IT firms must innovate better, says PwC
October 7, 2013 in Medical Technology
Medical technology companies may be losing their competitive edge and are in need of a different approach to innovation in a new outcomes-based health economy, according a new study from PwC’s Health Research Institute.
The report also includes a Web-based interactive innovation scorecard to assess medical technology companies based on leading innovation practices.
Only 14 percent of medical technology executives say that they formally manage innovation activities, which is essential to creating new services and business models, according to PwC. Just 17 percent believe their companies are innovation pioneers.
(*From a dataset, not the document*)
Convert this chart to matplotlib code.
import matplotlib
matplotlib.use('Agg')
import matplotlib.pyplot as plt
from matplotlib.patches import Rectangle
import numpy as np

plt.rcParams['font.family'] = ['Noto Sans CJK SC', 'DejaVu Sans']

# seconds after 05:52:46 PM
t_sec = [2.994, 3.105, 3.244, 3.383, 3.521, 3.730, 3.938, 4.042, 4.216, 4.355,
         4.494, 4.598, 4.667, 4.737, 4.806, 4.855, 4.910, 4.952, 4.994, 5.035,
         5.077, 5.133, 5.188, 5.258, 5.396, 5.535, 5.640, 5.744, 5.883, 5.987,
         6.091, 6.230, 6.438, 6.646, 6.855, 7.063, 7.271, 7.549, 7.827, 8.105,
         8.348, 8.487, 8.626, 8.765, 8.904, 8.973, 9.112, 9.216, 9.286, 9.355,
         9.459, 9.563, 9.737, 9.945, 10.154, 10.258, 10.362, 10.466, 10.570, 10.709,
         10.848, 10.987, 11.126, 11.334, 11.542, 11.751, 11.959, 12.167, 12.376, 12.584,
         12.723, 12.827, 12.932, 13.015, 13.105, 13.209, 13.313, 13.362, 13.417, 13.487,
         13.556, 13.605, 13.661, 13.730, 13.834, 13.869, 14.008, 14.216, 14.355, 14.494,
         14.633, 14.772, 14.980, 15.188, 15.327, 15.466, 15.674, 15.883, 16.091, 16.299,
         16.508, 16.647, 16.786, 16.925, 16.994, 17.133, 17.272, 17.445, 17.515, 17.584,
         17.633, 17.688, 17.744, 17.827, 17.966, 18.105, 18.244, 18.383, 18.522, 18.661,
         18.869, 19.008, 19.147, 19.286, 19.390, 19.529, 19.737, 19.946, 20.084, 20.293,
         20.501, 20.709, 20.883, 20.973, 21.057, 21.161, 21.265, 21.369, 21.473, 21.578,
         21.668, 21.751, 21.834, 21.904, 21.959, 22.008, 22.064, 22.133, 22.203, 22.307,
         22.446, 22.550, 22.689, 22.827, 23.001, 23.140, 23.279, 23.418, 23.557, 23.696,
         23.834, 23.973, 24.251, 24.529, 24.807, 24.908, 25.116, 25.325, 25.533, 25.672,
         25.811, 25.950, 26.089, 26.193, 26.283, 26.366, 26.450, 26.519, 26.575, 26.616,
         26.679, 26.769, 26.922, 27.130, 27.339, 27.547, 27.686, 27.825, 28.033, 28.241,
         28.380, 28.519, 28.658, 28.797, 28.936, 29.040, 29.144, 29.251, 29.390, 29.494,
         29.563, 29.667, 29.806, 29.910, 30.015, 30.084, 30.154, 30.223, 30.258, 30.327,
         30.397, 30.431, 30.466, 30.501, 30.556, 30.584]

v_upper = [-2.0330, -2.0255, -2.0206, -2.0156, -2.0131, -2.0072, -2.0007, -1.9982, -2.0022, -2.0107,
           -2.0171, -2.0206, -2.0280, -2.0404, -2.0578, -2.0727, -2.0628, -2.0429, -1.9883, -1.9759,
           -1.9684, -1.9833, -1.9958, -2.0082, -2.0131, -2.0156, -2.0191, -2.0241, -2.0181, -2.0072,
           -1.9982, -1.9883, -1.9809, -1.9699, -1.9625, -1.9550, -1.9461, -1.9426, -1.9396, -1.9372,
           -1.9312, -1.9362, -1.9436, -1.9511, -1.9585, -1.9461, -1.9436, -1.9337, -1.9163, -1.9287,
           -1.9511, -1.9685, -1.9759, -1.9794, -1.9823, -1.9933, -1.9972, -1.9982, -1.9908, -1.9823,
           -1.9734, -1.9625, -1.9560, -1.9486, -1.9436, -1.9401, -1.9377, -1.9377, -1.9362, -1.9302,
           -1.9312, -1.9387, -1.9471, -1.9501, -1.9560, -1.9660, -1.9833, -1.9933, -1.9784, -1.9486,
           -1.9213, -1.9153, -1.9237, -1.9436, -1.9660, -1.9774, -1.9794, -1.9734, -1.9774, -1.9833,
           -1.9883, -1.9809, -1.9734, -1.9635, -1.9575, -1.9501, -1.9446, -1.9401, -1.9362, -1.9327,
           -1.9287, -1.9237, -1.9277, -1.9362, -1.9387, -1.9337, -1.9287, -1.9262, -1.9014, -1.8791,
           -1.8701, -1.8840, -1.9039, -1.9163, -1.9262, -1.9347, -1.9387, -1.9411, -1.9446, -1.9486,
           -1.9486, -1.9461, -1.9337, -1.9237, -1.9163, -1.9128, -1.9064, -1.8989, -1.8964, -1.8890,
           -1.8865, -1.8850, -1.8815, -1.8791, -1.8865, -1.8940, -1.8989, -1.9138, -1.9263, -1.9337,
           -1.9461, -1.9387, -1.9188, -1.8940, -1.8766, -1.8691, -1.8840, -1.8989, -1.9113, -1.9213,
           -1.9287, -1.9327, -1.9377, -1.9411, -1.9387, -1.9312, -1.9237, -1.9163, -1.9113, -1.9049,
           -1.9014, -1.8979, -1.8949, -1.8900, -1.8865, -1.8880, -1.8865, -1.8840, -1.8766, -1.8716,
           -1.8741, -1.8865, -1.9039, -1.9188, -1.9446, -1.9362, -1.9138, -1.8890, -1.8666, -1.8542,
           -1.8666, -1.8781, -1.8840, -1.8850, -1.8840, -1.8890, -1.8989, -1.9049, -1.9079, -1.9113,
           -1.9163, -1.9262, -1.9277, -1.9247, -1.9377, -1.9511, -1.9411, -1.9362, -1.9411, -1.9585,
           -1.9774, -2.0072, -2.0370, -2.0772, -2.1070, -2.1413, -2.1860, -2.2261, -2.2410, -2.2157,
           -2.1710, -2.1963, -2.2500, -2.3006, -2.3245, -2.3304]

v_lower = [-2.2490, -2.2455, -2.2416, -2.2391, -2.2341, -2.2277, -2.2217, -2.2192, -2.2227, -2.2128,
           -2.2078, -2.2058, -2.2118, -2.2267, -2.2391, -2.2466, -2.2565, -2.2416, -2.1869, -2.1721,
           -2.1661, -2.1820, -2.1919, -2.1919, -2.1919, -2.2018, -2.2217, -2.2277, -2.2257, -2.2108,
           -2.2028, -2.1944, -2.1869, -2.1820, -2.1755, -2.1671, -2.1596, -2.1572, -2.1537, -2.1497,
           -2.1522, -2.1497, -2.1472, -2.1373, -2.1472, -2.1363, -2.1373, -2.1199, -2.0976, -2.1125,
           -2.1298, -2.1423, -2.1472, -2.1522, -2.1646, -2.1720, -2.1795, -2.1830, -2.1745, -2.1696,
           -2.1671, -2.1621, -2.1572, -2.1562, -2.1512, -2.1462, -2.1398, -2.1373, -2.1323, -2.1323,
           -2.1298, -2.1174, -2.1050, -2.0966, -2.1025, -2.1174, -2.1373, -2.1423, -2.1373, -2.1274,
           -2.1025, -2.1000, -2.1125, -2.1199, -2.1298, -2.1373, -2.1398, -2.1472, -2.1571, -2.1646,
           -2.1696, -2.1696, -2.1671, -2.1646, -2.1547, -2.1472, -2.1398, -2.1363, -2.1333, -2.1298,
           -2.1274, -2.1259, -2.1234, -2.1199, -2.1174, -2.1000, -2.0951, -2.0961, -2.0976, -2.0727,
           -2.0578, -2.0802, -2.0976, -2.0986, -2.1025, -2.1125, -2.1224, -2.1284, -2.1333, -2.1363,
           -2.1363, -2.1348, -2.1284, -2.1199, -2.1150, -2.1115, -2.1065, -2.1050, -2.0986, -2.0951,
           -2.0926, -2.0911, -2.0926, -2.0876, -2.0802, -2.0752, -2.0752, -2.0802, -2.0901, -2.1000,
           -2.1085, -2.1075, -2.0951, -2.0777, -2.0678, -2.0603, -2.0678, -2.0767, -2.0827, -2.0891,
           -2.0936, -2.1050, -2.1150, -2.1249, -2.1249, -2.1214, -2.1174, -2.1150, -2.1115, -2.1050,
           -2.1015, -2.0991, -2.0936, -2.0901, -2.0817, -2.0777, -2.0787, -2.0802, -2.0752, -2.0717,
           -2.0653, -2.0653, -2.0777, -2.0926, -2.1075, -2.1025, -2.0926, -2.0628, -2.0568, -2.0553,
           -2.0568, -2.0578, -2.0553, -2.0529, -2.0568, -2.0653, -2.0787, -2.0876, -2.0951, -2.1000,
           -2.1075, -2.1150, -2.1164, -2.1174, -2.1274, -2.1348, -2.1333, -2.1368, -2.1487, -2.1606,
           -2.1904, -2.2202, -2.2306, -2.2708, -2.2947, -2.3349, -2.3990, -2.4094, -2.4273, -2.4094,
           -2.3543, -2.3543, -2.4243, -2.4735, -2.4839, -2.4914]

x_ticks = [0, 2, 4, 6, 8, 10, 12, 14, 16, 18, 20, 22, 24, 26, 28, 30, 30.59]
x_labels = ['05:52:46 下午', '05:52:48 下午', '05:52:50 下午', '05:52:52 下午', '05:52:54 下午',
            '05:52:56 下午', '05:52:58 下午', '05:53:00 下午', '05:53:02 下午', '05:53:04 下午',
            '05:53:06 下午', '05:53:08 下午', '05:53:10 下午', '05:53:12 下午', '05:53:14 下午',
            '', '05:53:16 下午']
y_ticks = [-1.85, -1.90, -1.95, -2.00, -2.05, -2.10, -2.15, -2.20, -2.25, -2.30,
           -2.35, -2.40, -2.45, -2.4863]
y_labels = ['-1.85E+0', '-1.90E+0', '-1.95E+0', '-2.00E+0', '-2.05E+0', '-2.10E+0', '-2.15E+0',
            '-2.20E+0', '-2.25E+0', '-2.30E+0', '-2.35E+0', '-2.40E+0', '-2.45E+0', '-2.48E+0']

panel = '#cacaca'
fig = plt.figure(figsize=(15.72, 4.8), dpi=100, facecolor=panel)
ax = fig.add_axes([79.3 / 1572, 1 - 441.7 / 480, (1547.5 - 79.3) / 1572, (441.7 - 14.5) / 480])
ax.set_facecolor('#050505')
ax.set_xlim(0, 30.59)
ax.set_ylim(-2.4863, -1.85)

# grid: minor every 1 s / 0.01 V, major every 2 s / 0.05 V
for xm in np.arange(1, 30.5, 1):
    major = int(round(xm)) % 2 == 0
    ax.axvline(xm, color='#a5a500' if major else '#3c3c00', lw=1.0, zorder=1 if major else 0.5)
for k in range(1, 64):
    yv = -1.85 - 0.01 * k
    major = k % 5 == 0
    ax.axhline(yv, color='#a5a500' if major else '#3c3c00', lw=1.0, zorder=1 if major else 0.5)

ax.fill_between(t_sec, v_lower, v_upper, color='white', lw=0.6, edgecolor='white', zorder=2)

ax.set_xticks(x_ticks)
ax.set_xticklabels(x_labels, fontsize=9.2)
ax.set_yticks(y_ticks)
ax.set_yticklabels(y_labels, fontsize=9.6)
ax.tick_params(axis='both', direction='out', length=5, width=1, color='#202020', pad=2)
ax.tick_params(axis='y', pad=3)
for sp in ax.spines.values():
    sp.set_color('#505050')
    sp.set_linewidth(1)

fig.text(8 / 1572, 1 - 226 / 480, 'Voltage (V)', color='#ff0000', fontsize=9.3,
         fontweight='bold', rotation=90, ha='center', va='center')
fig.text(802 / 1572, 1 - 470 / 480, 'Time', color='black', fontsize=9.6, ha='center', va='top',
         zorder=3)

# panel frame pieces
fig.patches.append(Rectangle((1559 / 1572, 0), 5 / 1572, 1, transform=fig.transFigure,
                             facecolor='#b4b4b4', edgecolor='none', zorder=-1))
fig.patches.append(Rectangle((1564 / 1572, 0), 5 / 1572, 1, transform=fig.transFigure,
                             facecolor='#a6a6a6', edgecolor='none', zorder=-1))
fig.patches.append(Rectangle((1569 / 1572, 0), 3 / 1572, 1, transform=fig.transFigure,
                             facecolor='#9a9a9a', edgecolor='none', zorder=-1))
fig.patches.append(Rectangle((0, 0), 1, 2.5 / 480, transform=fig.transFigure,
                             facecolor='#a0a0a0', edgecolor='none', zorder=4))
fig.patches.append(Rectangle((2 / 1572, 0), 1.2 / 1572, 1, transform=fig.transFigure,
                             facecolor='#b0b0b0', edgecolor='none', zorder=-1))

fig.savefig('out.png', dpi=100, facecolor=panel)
The HRI report outlines how medical technology companies need to expand their approaches to innovation outside traditional RD, in order to remain competitive.
“Historically, medical technology innovation has relied on incremental improvement,” said Christopher Wasden, managing director and global healthcare innovation leader, PwC, in a news release. “But ‘innovation’ needs redefining for an environment that rewards value – measured in affordable patient outcomes and customer satisfaction — over volume.”
“True innovators learn from failure — fast, frequent, frugal failure,” Wasden said. “Medical technology leaders need to change their business models, their corporate DNA, to embrace lean innovation beyond their core operations.”
[See also: Better care calls for better business model.]
Key report findings also include:
- The value of a device is no longer solely in the product itself but in a company’s ability to help customers solve broader problems.
- New competitors are staking their claim – at least 18 companies have entered the medical technology space and are driving innovation at the pace of technology.
- New integrated services and business models that address clinician and consumer needs are becoming more important.
- Medical technology executives expect a higher level of innovation over the next three years but lack formal processes to achieve their goals for new services and business models.
- Medical technology companies have been slower to apply new social, mobile, analytic, and cloud (SMAC) technologies than other industries.
- Medical technology companies are looking to open innovation as a key approach to drive future growth.
“Three things are essential to transform today’s medical technology companies for the future,” said PwC principal Ed Yu. “Embrace failure — create an innovation operating model that separates breakthrough and radical innovation from incremental innovation. Embrace the disease — select a target area and collaborate with health industry counterparts to get closer to the patient. Finally, measure innovation in new ways with forward-looking metrics and connect the dots for shareholders. That’s the formula for success.”